## BEGIN DATASET ROWS
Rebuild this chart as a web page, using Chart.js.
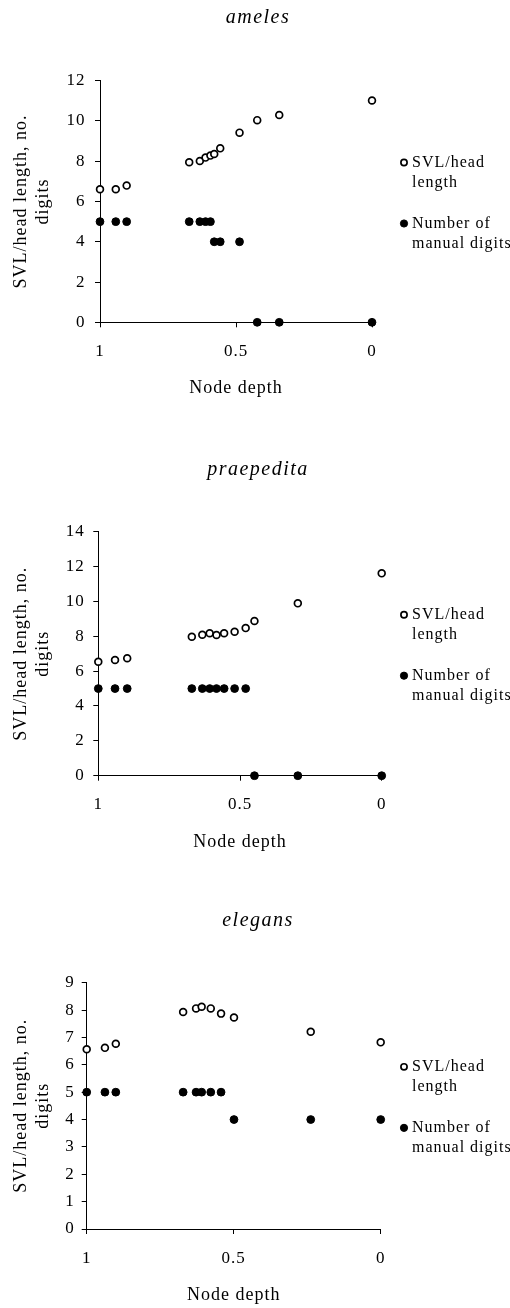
<!DOCTYPE html>
<html>
<head>
<meta charset="utf-8">
<title>Node depth plots</title>
<script src="https://cdn.jsdelivr.net/npm/chart.js@4.4.0/dist/chart.umd.min.js"></script>
<style>
    body { margin: 0; background: #fff; }
    .panel { position: relative; width: 510px; }
</style>
</head>
<body>
<div class="panel" style="height:430px"><canvas id="chart_ameles"></canvas></div>
<div class="panel" style="height:430px"><canvas id="chart_praepedita"></canvas></div>
<div class="panel" style="height:448px"><canvas id="chart_elegans"></canvas></div>

<script>
// --- ameles ---
const amelesDepth  = [1, 0.942, 0.902, 0.672, 0.633, 0.612, 0.594, 0.58, 0.558, 0.487, 0.422, 0.341, 0];
const amelesSvl    = [6.61, 6.61, 6.79, 7.95, 8.01, 8.18, 8.28, 8.36, 8.64, 9.42, 10.04, 10.3, 11.02];
const amelesDigits = [5, 5, 5, 5, 5, 5, 5, 4, 4, 4, 0, 0, 0];

// --- praepedita ---
const praepeditaDepth  = [1, 0.941, 0.898, 0.670, 0.633, 0.607, 0.583, 0.556, 0.519, 0.480, 0.449, 0.296, 0];
const praepeditaSvl    = [6.54, 6.64, 6.74, 7.97, 8.09, 8.17, 8.07, 8.17, 8.26, 8.47, 8.88, 9.89, 11.61];
const praepeditaDigits = [5, 5, 5, 5, 5, 5, 5, 5, 5, 5, 0, 0, 0];

// --- elegans ---
const elegansDepth  = [1, 0.938, 0.901, 0.672, 0.628, 0.609, 0.578, 0.543, 0.499, 0.238, 0];
const elegansSvl    = [6.57, 6.62, 6.77, 7.93, 8.06, 8.12, 8.06, 7.87, 7.73, 7.21, 6.82];
const elegansDigits = [5, 5, 5, 5, 5, 5, 5, 5, 4, 4, 4];

// axis / legend text
const xTitle = 'Node depth';
const yTitle = ['SVL/head length, no.', 'digits'];
const legendLines = [['SVL/head', 'length'], ['Number of', 'manual digits']];

const serif = '"Liberation Serif", "Times New Roman", serif';
Chart.defaults.font.family = serif;
Chart.defaults.color = '#000';

// Letter spacing for all text, species name centred on the page,
// and the two-line legend on the right
const panelDecor = {
    id: 'panelDecor',
    beforeDraw(chart) {
        chart.ctx.letterSpacing = '1px';
    },
    afterDraw(chart, args, opts) {
        const ctx = chart.ctx;
        const area = chart.chartArea;
        const midY = (area.top + area.bottom) / 2;
        const x = chart.width - 106;

        ctx.save();
        ctx.fillStyle = '#000';
        ctx.textBaseline = 'middle';

        // species name
        ctx.letterSpacing = '1.5px';
        ctx.textAlign = 'center';
        ctx.font = 'italic 20px ' + serif;
        ctx.fillText(opts.name, chart.width / 2 + 3, opts.nameY);

        // legend
        ctx.letterSpacing = '1px';
        ctx.font = '16px ' + serif;
        ctx.textAlign = 'left';
        chart.data.datasets.forEach((ds, i) => {
            const y = midY - 39 + i * 61;
            ctx.beginPath();
            ctx.arc(x, y, ds.pointRadius - 0.3, 0, Math.PI * 2);
            ctx.fillStyle = ds.pointBackgroundColor;
            ctx.fill();
            ctx.lineWidth = ds.pointBorderWidth;
            ctx.strokeStyle = ds.pointBorderColor;
            ctx.stroke();

            ctx.fillStyle = '#000';
            legendLines[i].forEach((line, j) => ctx.fillText(line, x + 8, y + j * 20));
        });
        ctx.restore();
        ctx.letterSpacing = '0px';
    }
};

function makeChart(canvasId, name, depth, svl, digits, yMax, yStep, L) {
    const toPoints = (vals) => depth.map((d, i) => ({ x: d, y: vals[i] }));

    return new Chart(document.getElementById(canvasId), {
        type: 'scatter',
        data: {
            datasets: [{
                label: 'SVL/head length',
                data: toPoints(svl),
                pointRadius: 3.4,
                pointHoverRadius: 3.4,
                pointBorderWidth: 1.7,
                pointBorderColor: '#000',
                pointBackgroundColor: '#fff',
                clip: false
            }, {
                label: 'Number of manual digits',
                data: toPoints(digits),
                pointRadius: 3.9,
                pointHoverRadius: 3.9,
                pointBorderWidth: 1,
                pointBorderColor: '#000',
                pointBackgroundColor: '#000',
                clip: false
            }]
        },
        options: {
            responsive: true,
            maintainAspectRatio: false,
            animation: false,
            layout: { padding: { left: 0, right: L.right, top: L.top, bottom: 0 } },
            plugins: {
                legend: { display: false },
                tooltip: { enabled: false },
                title: { display: false },
                panelDecor: { name: name, nameY: L.nameY }
            },
            scales: {
                x: {
                    type: 'linear',
                    min: 0,
                    max: 1,
                    reverse: true,
                    ticks: {
                        stepSize: 0.5,
                        maxRotation: 0,
                        padding: L.xTickPad,
                        font: { size: 17 },
                        callback: (v) => String(v)
                    },
                    grid: { drawOnChartArea: false, drawTicks: true, tickLength: 5, color: '#000' },
                    border: { color: '#000', width: 1 },
                    title: {
                        display: true,
                        text: xTitle,
                        font: { size: 18 },
                        padding: { top: 0, bottom: L.xTitleBottom }
                    },
                    afterFit: (scale) => { scale.height = L.xHeight; }
                },
                y: {
                    min: 0,
                    max: yMax,
                    ticks: { stepSize: yStep, padding: L.yTickPad, font: { size: 17 } },
                    grid: { drawOnChartArea: false, drawTicks: true, tickLength: 5, color: '#000' },
                    border: { color: '#000', width: 1 },
                    title: {
                        display: true,
                        text: yTitle,
                        font: { size: 18, lineHeight: 1.2 },
                        padding: { top: 10.7, bottom: 0 }
                    },
                    afterFit: (scale) => { scale.width = L.yWidth; }
                }
            }
        },
        plugins: [panelDecor]
    });
}

makeChart('chart_ameles', 'ameles', amelesDepth, amelesSvl, amelesDigits, 12, 2, {
    right: 138, top: 80.7, nameY: 17.5,
    yWidth: 100, yTickPad: 9.5,
    xHeight: 107.7, xTickPad: 14.5, xTitleBottom: 31.2
});

makeChart('chart_praepedita', 'praepedita', praepeditaDepth, praepeditaSvl, praepeditaDigits, 14, 2, {
    right: 128.3, top: 101.7, nameY: 39.5,
    yWidth: 98.3, yTickPad: 8.5,
    xHeight: 84.3, xTickPad: 14.1, xTitleBottom: 6.9
});

makeChart('chart_elegans', 'elegans', elegansDepth, elegansSvl, elegansDigits, 9, 1, {
    right: 129.3, top: 122.7, nameY: 61,
    yWidth: 86.7, yTickPad: 7,
    xHeight: 79, xTickPad: 14.1, xTitleBottom: 2.2
});
</script>
</body>
</html>
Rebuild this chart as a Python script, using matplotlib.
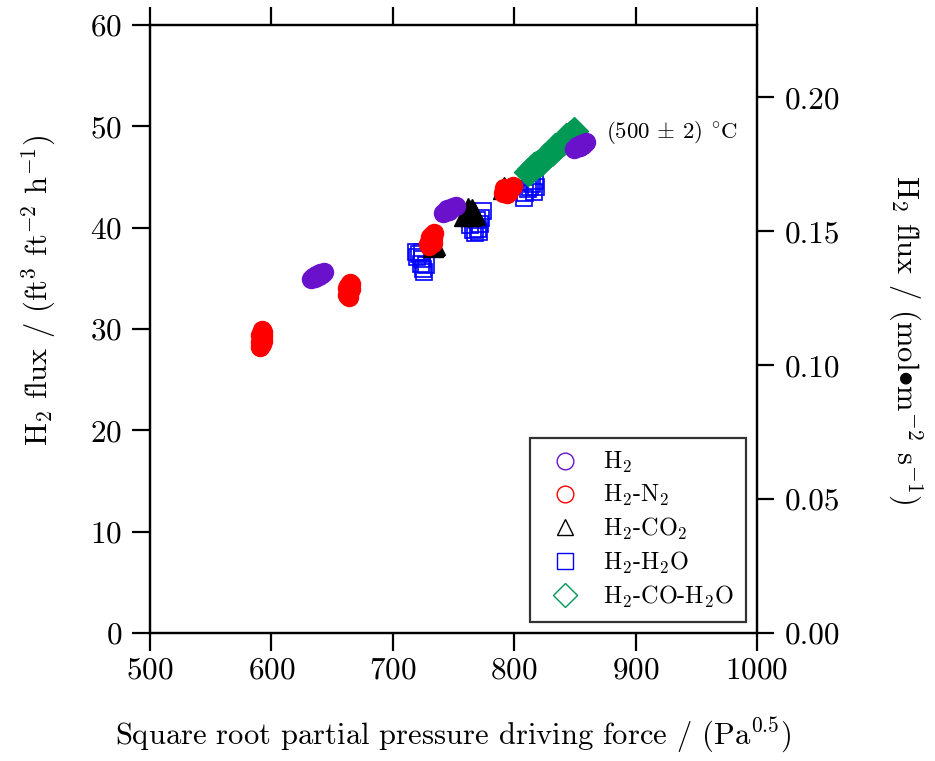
## END DATASET ROWS
_TO DO_
Give the data again exactly as written, with all pictures left out.

_TASK OUTPUT_
Rebuild this chart as a web page, using Chart.js.
<!DOCTYPE html>
<html>
<head>
<meta charset="utf-8">
<title>Node depth plots</title>
<script src="https://cdn.jsdelivr.net/npm/chart.js@4.4.0/dist/chart.umd.min.js"></script>
<style>
    body { margin: 0; background: #fff; }
    .panel { position: relative; width: 510px; }
</style>
</head>
<body>
<div class="panel" style="height:430px"><canvas id="chart_ameles"></canvas></div>
<div class="panel" style="height:430px"><canvas id="chart_praepedita"></canvas></div>
<div class="panel" style="height:448px"><canvas id="chart_elegans"></canvas></div>

<script>
// --- ameles ---
const amelesDepth  = [1, 0.942, 0.902, 0.672, 0.633, 0.612, 0.594, 0.58, 0.558, 0.487, 0.422, 0.341, 0];
const amelesSvl    = [6.61, 6.61, 6.79, 7.95, 8.01, 8.18, 8.28, 8.36, 8.64, 9.42, 10.04, 10.3, 11.02];
const amelesDigits = [5, 5, 5, 5, 5, 5, 5, 4, 4, 4, 0, 0, 0];

// --- praepedita ---
const praepeditaDepth  = [1, 0.941, 0.898, 0.670, 0.633, 0.607, 0.583, 0.556, 0.519, 0.480, 0.449, 0.296, 0];
const praepeditaSvl    = [6.54, 6.64, 6.74, 7.97, 8.09, 8.17, 8.07, 8.17, 8.26, 8.47, 8.88, 9.89, 11.61];
const praepeditaDigits = [5, 5, 5, 5, 5, 5, 5, 5, 5, 5, 0, 0, 0];

// --- elegans ---
const elegansDepth  = [1, 0.938, 0.901, 0.672, 0.628, 0.609, 0.578, 0.543, 0.499, 0.238, 0];
const elegansSvl    = [6.57, 6.62, 6.77, 7.93, 8.06, 8.12, 8.06, 7.87, 7.73, 7.21, 6.82];
const elegansDigits = [5, 5, 5, 5, 5, 5, 5, 5, 4, 4, 4];

// axis / legend text
const xTitle = 'Node depth';
const yTitle = ['SVL/head length, no.', 'digits'];
const legendLines = [['SVL/head', 'length'], ['Number of', 'manual digits']];

const serif = '"Liberation Serif", "Times New Roman", serif';
Chart.defaults.font.family = serif;
Chart.defaults.color = '#000';

// Letter spacing for all text, species name centred on the page,
// and the two-line legend on the right
const panelDecor = {
    id: 'panelDecor',
    beforeDraw(chart) {
        chart.ctx.letterSpacing = '1px';
    },
    afterDraw(chart, args, opts) {
        const ctx = chart.ctx;
        const area = chart.chartArea;
        const midY = (area.top + area.bottom) / 2;
        const x = chart.width - 106;

        ctx.save();
        ctx.fillStyle = '#000';
        ctx.textBaseline = 'middle';

        // species name
        ctx.letterSpacing = '1.5px';
        ctx.textAlign = 'center';
        ctx.font = 'italic 20px ' + serif;
        ctx.fillText(opts.name, chart.width / 2 + 3, opts.nameY);

        // legend
        ctx.letterSpacing = '1px';
        ctx.font = '16px ' + serif;
        ctx.textAlign = 'left';
        chart.data.datasets.forEach((ds, i) => {
            const y = midY - 39 + i * 61;
            ctx.beginPath();
            ctx.arc(x, y, ds.pointRadius - 0.3, 0, Math.PI * 2);
            ctx.fillStyle = ds.pointBackgroundColor;
            ctx.fill();
            ctx.lineWidth = ds.pointBorderWidth;
            ctx.strokeStyle = ds.pointBorderColor;
            ctx.stroke();

            ctx.fillStyle = '#000';
            legendLines[i].forEach((line, j) => ctx.fillText(line, x + 8, y + j * 20));
        });
        ctx.restore();
        ctx.letterSpacing = '0px';
    }
};

function makeChart(canvasId, name, depth, svl, digits, yMax, yStep, L) {
    const toPoints = (vals) => depth.map((d, i) => ({ x: d, y: vals[i] }));

    return new Chart(document.getElementById(canvasId), {
        type: 'scatter',
        data: {
            datasets: [{
                label: 'SVL/head length',
                data: toPoints(svl),
                pointRadius: 3.4,
                pointHoverRadius: 3.4,
                pointBorderWidth: 1.7,
                pointBorderColor: '#000',
                pointBackgroundColor: '#fff',
                clip: false
            }, {
                label: 'Number of manual digits',
                data: toPoints(digits),
                pointRadius: 3.9,
                pointHoverRadius: 3.9,
                pointBorderWidth: 1,
                pointBorderColor: '#000',
                pointBackgroundColor: '#000',
                clip: false
            }]
        },
        options: {
            responsive: true,
            maintainAspectRatio: false,
            animation: false,
            layout: { padding: { left: 0, right: L.right, top: L.top, bottom: 0 } },
            plugins: {
                legend: { display: false },
                tooltip: { enabled: false },
                title: { display: false },
                panelDecor: { name: name, nameY: L.nameY }
            },
            scales: {
                x: {
                    type: 'linear',
                    min: 0,
                    max: 1,
                    reverse: true,
                    ticks: {
                        stepSize: 0.5,
                        maxRotation: 0,
                        padding: L.xTickPad,
                        font: { size: 17 },
                        callback: (v) => String(v)
                    },
                    grid: { drawOnChartArea: false, drawTicks: true, tickLength: 5, color: '#000' },
                    border: { color: '#000', width: 1 },
                    title: {
                        display: true,
                        text: xTitle,
                        font: { size: 18 },
                        padding: { top: 0, bottom: L.xTitleBottom }
                    },
                    afterFit: (scale) => { scale.height = L.xHeight; }
                },
                y: {
                    min: 0,
                    max: yMax,
                    ticks: { stepSize: yStep, padding: L.yTickPad, font: { size: 17 } },
                    grid: { drawOnChartArea: false, drawTicks: true, tickLength: 5, color: '#000' },
                    border: { color: '#000', width: 1 },
                    title: {
                        display: true,
                        text: yTitle,
                        font: { size: 18, lineHeight: 1.2 },
                        padding: { top: 10.7, bottom: 0 }
                    },
                    afterFit: (scale) => { scale.width = L.yWidth; }
                }
            }
        },
        plugins: [panelDecor]
    });
}

makeChart('chart_ameles', 'ameles', amelesDepth, amelesSvl, amelesDigits, 12, 2, {
    right: 138, top: 80.7, nameY: 17.5,
    yWidth: 100, yTickPad: 9.5,
    xHeight: 107.7, xTickPad: 14.5, xTitleBottom: 31.2
});

makeChart('chart_praepedita', 'praepedita', praepeditaDepth, praepeditaSvl, praepeditaDigits, 14, 2, {
    right: 128.3, top: 101.7, nameY: 39.5,
    yWidth: 98.3, yTickPad: 8.5,
    xHeight: 84.3, xTickPad: 14.1, xTitleBottom: 6.9
});

makeChart('chart_elegans', 'elegans', elegansDepth, elegansSvl, elegansDigits, 9, 1, {
    right: 129.3, top: 122.7, nameY: 61,
    yWidth: 86.7, yTickPad: 7,
    xHeight: 79, xTickPad: 14.1, xTitleBottom: 2.2
});
</script>
</body>
</html>
Rebuild this chart as a Python script, using matplotlib.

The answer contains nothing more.